I'm interested in rather detailed (and still high-speed) world simulation. I still don't know all what's out there to handle things for me. I have been learning Bullet Physics. What I'll want someday, and what I'm not sure Bullet provides is fluid simulation. I want air and water.
Seems like the most straightforward way to do this is to simulate particles. Reminds me of smoothed particle hydrodynamics models that I worked with a bit at LANL many years ago. Seems like if you represent matter as particles, and those particles have properties to represent how they bond with each other based on proximity and whatnot, then you can get water and air resistance and so on.
If bonds can be more or less rigid, and if you prebond some particles, you can make rigid bodies, too. 8 particles with strong, rigid bonds and zero radius could make a box. 2 particles with positive radii could make a capsule. Strong yet flexible bonds make soft bodies, like what Bullet provides.

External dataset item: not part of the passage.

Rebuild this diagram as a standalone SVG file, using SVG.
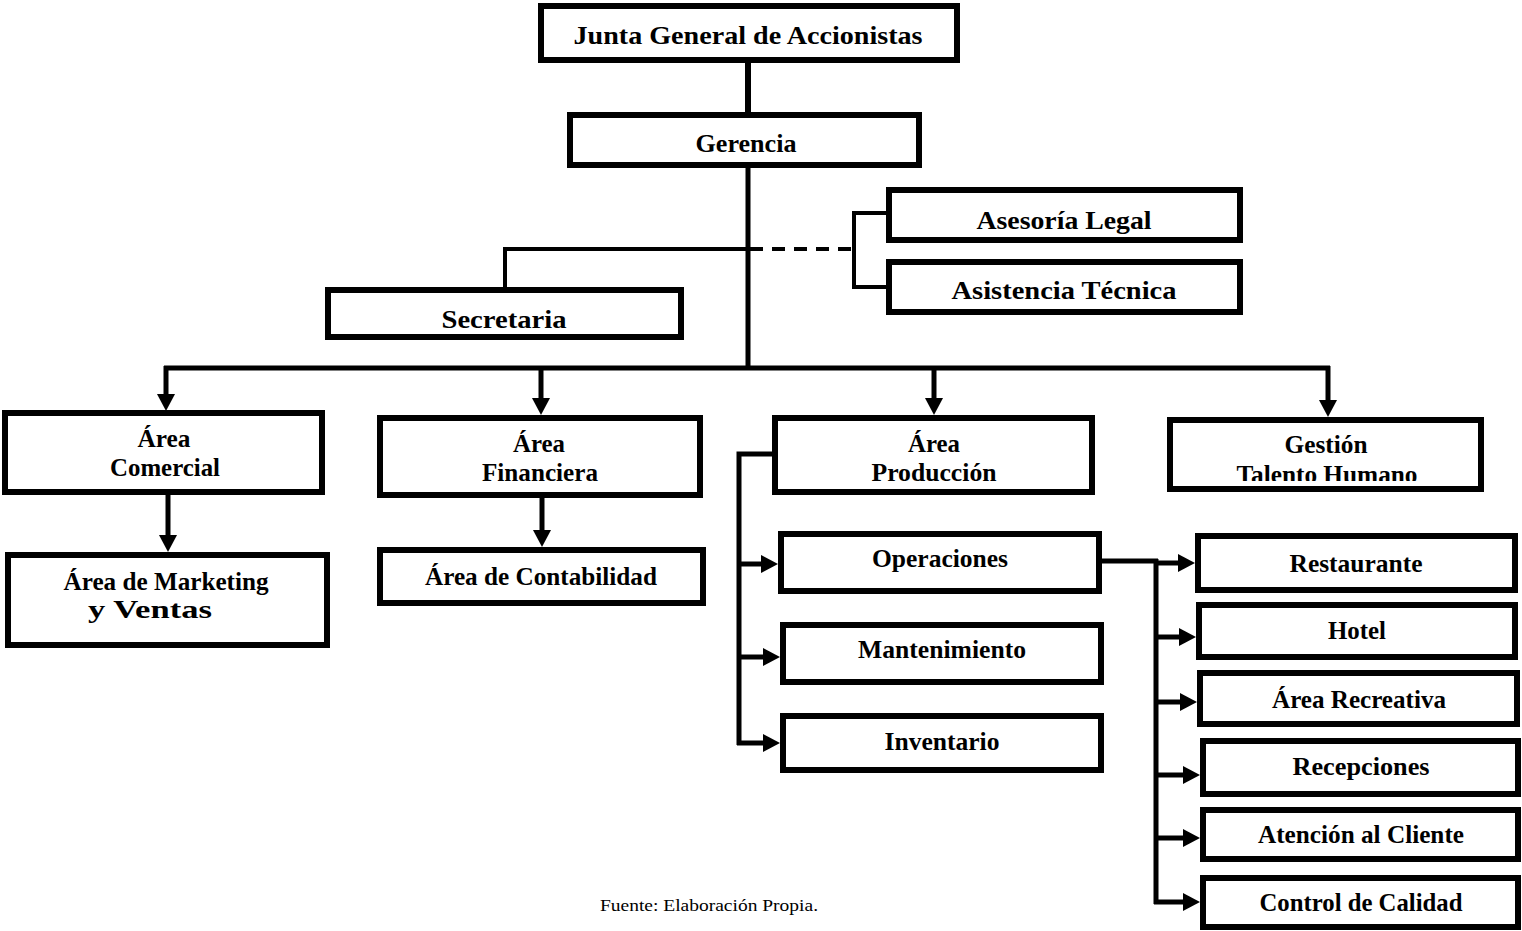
<svg xmlns="http://www.w3.org/2000/svg" width="1522" height="931" viewBox="0 0 1522 931">
  <style>
    .box { fill: #ffffff; stroke: #000000; stroke-width: 6; }
    .lbl { font-family: "Liberation Serif", "Times New Roman", serif; font-weight: bold; font-size: 25px; fill: #000000; text-anchor: middle; }
    .note { font-family: "Liberation Serif", "Times New Roman", serif; font-size: 16px; fill: #000000; text-anchor: middle; }
    .wire { fill: none; stroke: #000000; stroke-width: 5; }
    .thin { fill: none; stroke: #000000; stroke-width: 4; }
    .dash { fill: none; stroke: #000000; stroke-width: 4; stroke-dasharray: 13 9; }
    .arrow { fill: none; stroke: #000000; stroke-width: 5; marker-end: url(#head); }
  </style>
  <defs>
    <marker id="head" markerUnits="userSpaceOnUse" markerWidth="18" markerHeight="18" refX="0" refY="9" orient="auto">
      <path d="M0,0 L17,9 L0,18 Z" fill="#000000"/>
    </marker>
    <clipPath id="clipTalento">
      <rect x="1170" y="420" width="311" height="61"/>
    </clipPath>
  </defs>
  <rect width="1522" height="931" fill="#ffffff"/>

  <!-- connectors -->
  <g id="connectors">
    <line class="wire" x1="748" y1="62" x2="748" y2="113" style="stroke-width:6"/>
    <line class="wire" x1="748" y1="167" x2="748" y2="370"/>
    <polyline class="thin" points="748,249 505,249 505,288"/>
    <line class="dash" x1="750" y1="249" x2="854" y2="249"/>
    <polyline class="thin" points="887,213 854,213 854,287 887,287"/>
    <line class="wire" x1="164" y1="368" x2="1330" y2="368"/>
    <line class="arrow" x1="166" y1="366" x2="166" y2="394"/>
    <line class="arrow" x1="541" y1="366" x2="541" y2="398"/>
    <line class="arrow" x1="934" y1="366" x2="934" y2="398"/>
    <line class="arrow" x1="1328" y1="366" x2="1328" y2="400"/>
    <line class="arrow" x1="168" y1="495" x2="168" y2="535"/>
    <line class="arrow" x1="542" y1="498" x2="542" y2="530"/>
    <polyline class="wire" points="773,454 739,454 739,745"/>
    <line class="arrow" x1="737" y1="564" x2="761" y2="564"/>
    <line class="arrow" x1="737" y1="657" x2="763" y2="657"/>
    <line class="arrow" x1="737" y1="743" x2="763" y2="743"/>
    <line class="wire" x1="1101" y1="561" x2="1158" y2="561"/>
    <line class="wire" x1="1156" y1="559" x2="1156" y2="904"/>
    <line class="arrow" x1="1154" y1="563" x2="1178" y2="563"/>
    <line class="arrow" x1="1154" y1="637" x2="1179" y2="637"/>
    <line class="arrow" x1="1154" y1="702" x2="1180" y2="702"/>
    <line class="arrow" x1="1154" y1="775" x2="1183" y2="775"/>
    <line class="arrow" x1="1154" y1="838" x2="1183" y2="838"/>
    <line class="arrow" x1="1154" y1="902" x2="1183" y2="902"/>
  </g>

  <!-- nodes -->
  <g id="junta">
    <rect class="box" x="541" y="6" width="416" height="54"/>
    <text class="lbl" x="748" y="44" textLength="349" lengthAdjust="spacingAndGlyphs">Junta General de Accionistas</text>
  </g>
  <g id="gerencia">
    <rect class="box" x="570" y="115" width="349" height="50"/>
    <text class="lbl" x="746" y="152" textLength="101" lengthAdjust="spacingAndGlyphs">Gerencia</text>
  </g>
  <g id="secretaria">
    <rect class="box" x="328" y="290" width="353" height="47"/>
    <text class="lbl" x="504" y="328" textLength="125" lengthAdjust="spacingAndGlyphs">Secretaria</text>
  </g>
  <g id="asesoria-legal">
    <rect class="box" x="889" y="190" width="351" height="50"/>
    <text class="lbl" x="1064" y="229" textLength="175" lengthAdjust="spacingAndGlyphs">Asesoría Legal</text>
  </g>
  <g id="asistencia-tecnica">
    <rect class="box" x="889" y="262" width="351" height="50"/>
    <text class="lbl" x="1064" y="299" textLength="225" lengthAdjust="spacingAndGlyphs">Asistencia Técnica</text>
  </g>
  <g id="area-comercial">
    <rect class="box" x="5" y="413" width="317" height="79"/>
    <text class="lbl" x="164" y="447" textLength="53" lengthAdjust="spacingAndGlyphs">Área</text>
    <text class="lbl" x="165" y="476" textLength="110" lengthAdjust="spacingAndGlyphs">Comercial</text>
  </g>
  <g id="area-financiera">
    <rect class="box" x="380" y="418" width="320" height="77"/>
    <text class="lbl" x="539" y="452" textLength="52" lengthAdjust="spacingAndGlyphs">Área</text>
    <text class="lbl" x="540" y="481" textLength="116" lengthAdjust="spacingAndGlyphs">Financiera</text>
  </g>
  <g id="area-produccion">
    <rect class="box" x="775" y="418" width="317" height="74"/>
    <text class="lbl" x="934" y="452" textLength="52" lengthAdjust="spacingAndGlyphs">Área</text>
    <text class="lbl" x="934" y="481" textLength="125" lengthAdjust="spacingAndGlyphs">Producción</text>
  </g>
  <g id="gestion-talento-humano">
    <rect class="box" x="1170" y="420" width="311" height="69"/>
    <text class="lbl" x="1326" y="453" textLength="83" lengthAdjust="spacingAndGlyphs">Gestión</text>
    <text class="lbl" x="1327" y="483" textLength="181" lengthAdjust="spacingAndGlyphs" clip-path="url(#clipTalento)">Talento Humano</text>
  </g>
  <g id="area-marketing-ventas">
    <rect class="box" x="8" y="555" width="319" height="90"/>
    <text class="lbl" x="166" y="590" textLength="205" lengthAdjust="spacingAndGlyphs">Área de Marketing</text>
    <text class="lbl" x="150" y="618" textLength="124" lengthAdjust="spacingAndGlyphs">y Ventas</text>
  </g>
  <g id="area-contabilidad">
    <rect class="box" x="380" y="550" width="323" height="53"/>
    <text class="lbl" x="541" y="585" textLength="232" lengthAdjust="spacingAndGlyphs">Área de Contabilidad</text>
  </g>
  <g id="operaciones">
    <rect class="box" x="781" y="534" width="318" height="57"/>
    <text class="lbl" x="940" y="567" textLength="136" lengthAdjust="spacingAndGlyphs">Operaciones</text>
  </g>
  <g id="mantenimiento">
    <rect class="box" x="783" y="625" width="318" height="57"/>
    <text class="lbl" x="942" y="658" textLength="168" lengthAdjust="spacingAndGlyphs">Mantenimiento</text>
  </g>
  <g id="inventario">
    <rect class="box" x="783" y="716" width="318" height="54"/>
    <text class="lbl" x="942" y="750" textLength="115" lengthAdjust="spacingAndGlyphs">Inventario</text>
  </g>
  <g id="restaurante">
    <rect class="box" x="1198" y="536" width="317" height="54"/>
    <text class="lbl" x="1356" y="572" textLength="133" lengthAdjust="spacingAndGlyphs">Restaurante</text>
  </g>
  <g id="hotel">
    <rect class="box" x="1199" y="605" width="316" height="52"/>
    <text class="lbl" x="1357" y="639" textLength="58" lengthAdjust="spacingAndGlyphs">Hotel</text>
  </g>
  <g id="area-recreativa">
    <rect class="box" x="1200" y="673" width="317" height="51"/>
    <text class="lbl" x="1359" y="708" textLength="174" lengthAdjust="spacingAndGlyphs">Área Recreativa</text>
  </g>
  <g id="recepciones">
    <rect class="box" x="1203" y="741" width="315" height="53"/>
    <text class="lbl" x="1361" y="775" textLength="137" lengthAdjust="spacingAndGlyphs">Recepciones</text>
  </g>
  <g id="atencion-cliente">
    <rect class="box" x="1203" y="810" width="315" height="49"/>
    <text class="lbl" x="1361" y="843" textLength="206" lengthAdjust="spacingAndGlyphs">Atención al Cliente</text>
  </g>
  <g id="control-calidad">
    <rect class="box" x="1203" y="878" width="315" height="49"/>
    <text class="lbl" x="1361" y="911" textLength="203" lengthAdjust="spacingAndGlyphs">Control de Calidad</text>
  </g>

  <text class="note" x="709" y="911" textLength="218" lengthAdjust="spacingAndGlyphs">Fuente: Elaboración Propia.</text>
</svg>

But if the bonds are still breakable (and don't easily reform), seems like you could simulate awesomeness like breaking objects into pieces or otherwise damaging them.
Sauerbraten's ragdoll physics system seems related, too.
Oh, and of course there's also a relation to finite element analysis.
The question is if you could optimize dynamic resolution and certain common cases such that the generalized system could still run at high speed. Seems like it could be super awesome if so.